This post was written back in May, but for reasons due to technical issues with my website and many time constraints, I have only recently managed to get it live. Much has happened since this post was penned, as I DNF’d (did not finish) at San Diego 100 and pushed on to run a redemption run of my own making in the weeks that followed. As I unlayer the stress and intensity of such high volume training, I am finding my writing is returning. There will be more soon! But for now, here is where I have been…
I am not even sure where to begin. I have been silent recently. I haven’t written anything in months. When I started this blog I fully intended to write regularly, post at least every other week. And I did for several months. Even when I didn’t feel like I had anything to say, I made myself sit down and write a little each week. After a few false starts a topic would just “fit” and the blog post would pour out, as if it was already written in my head and my fingers just had to find the right trigger to pull out the words. Writing wasn’t always easy, but it was fun, and I found I craved my writing time. It was comfortable to carve out time to write, I needed the outlet, and I relished the process.
And then in January I signed up for the San Diego 100, a race through the mountains outside San Diego that will be held in June. I was starting to feel the itch to race again, and I knew I wanted another shot at a hundred, a “real” hundred, one with mountains and climbing and technical trails. A friend of mine was considering the race, and the June time frame seemed ideal. It would mean my training would be over before my son was out of school, no sweltering training runs in 100+ degree heat, no juggling schedules to fit in a long run between summer camps. I could train through the spring, run the race, and then be free to enjoy summer with my boy with no pressures of training schedules and workouts. I had also already planned to race the Tinajas 100k in March, which seemed a perfect stepping stone to a June hundred. So after getting the thumbs up from my ever supportive husband, I sent in my registration with my qualifying hundred finish time, and shot a text to my coach about the “slight” addition to my spring training plan.
In the early weeks of training, my mileage was low enough I still found time to work, write, run, and be a mom and wife. But that changed quickly. I was increasing my volunteering responsibilities at my son’s school, at the same time that I worked on spring and summer travel plans for clients, tried to be engaged in family, and found my mileage inching ever upward. More mileage, more challenging workouts, more climbing, more strength work, and more self-care body work to keep everything in working order for the next workout. Though I am a relatively low mileage ultra-runner, I do a variety of workouts that eat up time, and as time slowly disappeared into increasingly challenging workouts, I found myself scrambling to fit in my other responsibilities. Writing, never a necessity in the day to day schedule, was the first to fade away.

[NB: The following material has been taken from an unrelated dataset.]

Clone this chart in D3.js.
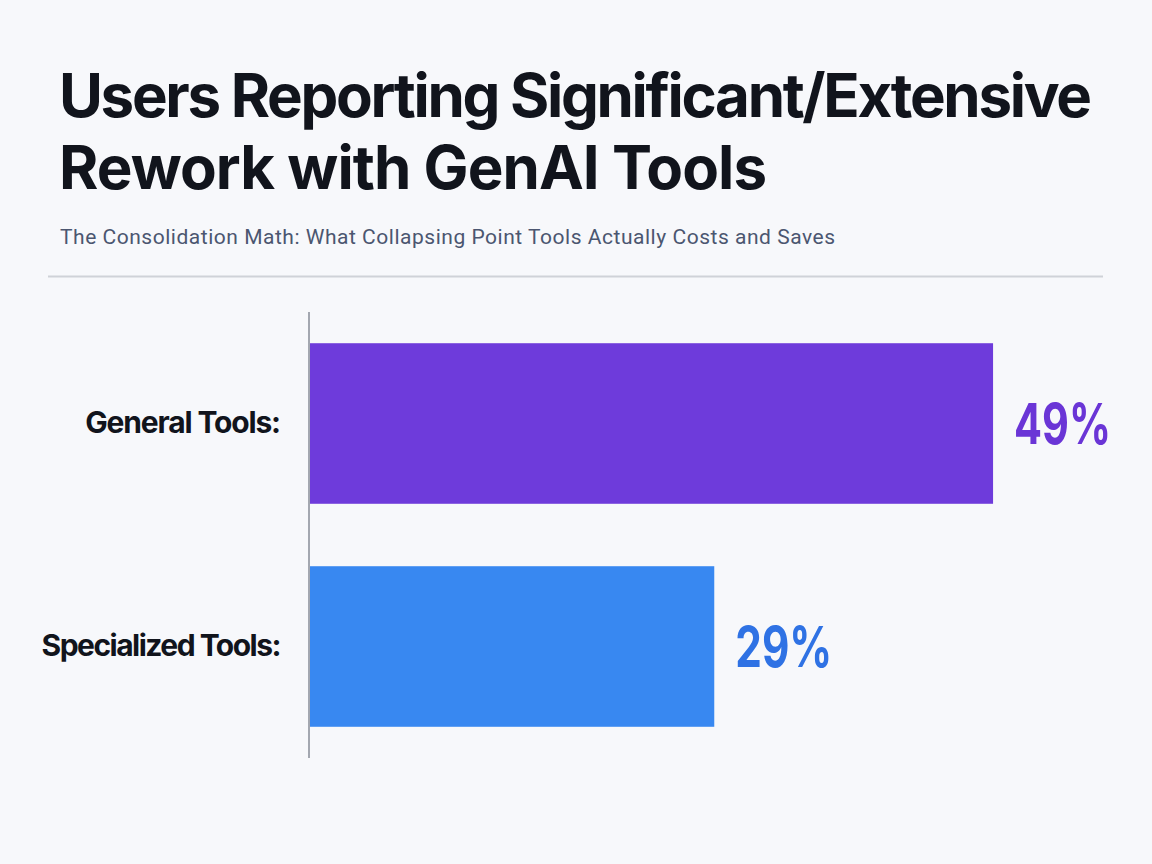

At first I missed the writing process. I had ideas tumbling in my head, but never the opportunity to explore them. When I did have a bit of time to sit, I needed to be rolling out kinks in my muscles, or heading to bed for extra rest. Staying up late to write just wasn’t a wise or viable option. Sometimes I even resented the workouts that took me away from a chance to write, I questioned why I was doing this to myself again, and what I was sacrificing for this opportunity to race, was it worth it. Eventually, I found the training rhythm, head down, never look beyond the next week, the next workout. I found the pleasure in pushing myself again, in trying new things (hello to 9000+ elevation gain in a week of training), in the sense of getting stronger and more confident in myself. And as the training consumed me, as I committed to the process and the goal, the urge to write faded. Before long, I looked up to find I hadn’t thought about writing in weeks, and I hadn’t even realized it was missing.
I said once that writing for me is a way to process, to take the mashed up parts of life and make sense of the ebb and flow of ideas and emotions that pull at my attention each day. Without writing, I don’t feel whole, I don’t feel like I can put things in place and move on, a stronger and more balanced person. And that is true. But I have also said that running for me is a physical manifestation of the same process. When I run, my mind calms and falls into a pattern, where it can sort and organize, recombine and discard the many thoughts in my head. Running is writing, my body as the words, the trail as the paper. They are two parts of one whole. And while this processing, this meditative mental organizing, is always necessary for me to feel healthy and calm, the exact outlet is not specific. Trail running and writing both draw from the same pool, and the volume of the pool seems to be finite. When I am running less, the need to write is overwhelming. When the miles tick upward, that drive to write dwindles. Part of it is the limited capacity of time, that is true. But if I am honest with myself, running pulls from the pool of creativity that drives me to write.
I am not saying I shouldn’t run. I do love it so much. I also know that running lower mileage does not have the same effect on my writing as does high volume training. But I am learning that if I want to train for these long ultras, at this time in my life with the demands of a young family, writing will have to fade for a while. So while I may have been silent these last few months, I will be back. Training is drawing to a close, summer is calling. And with the summer will come lower miles, and a renewed energy, and rediscovered need to write.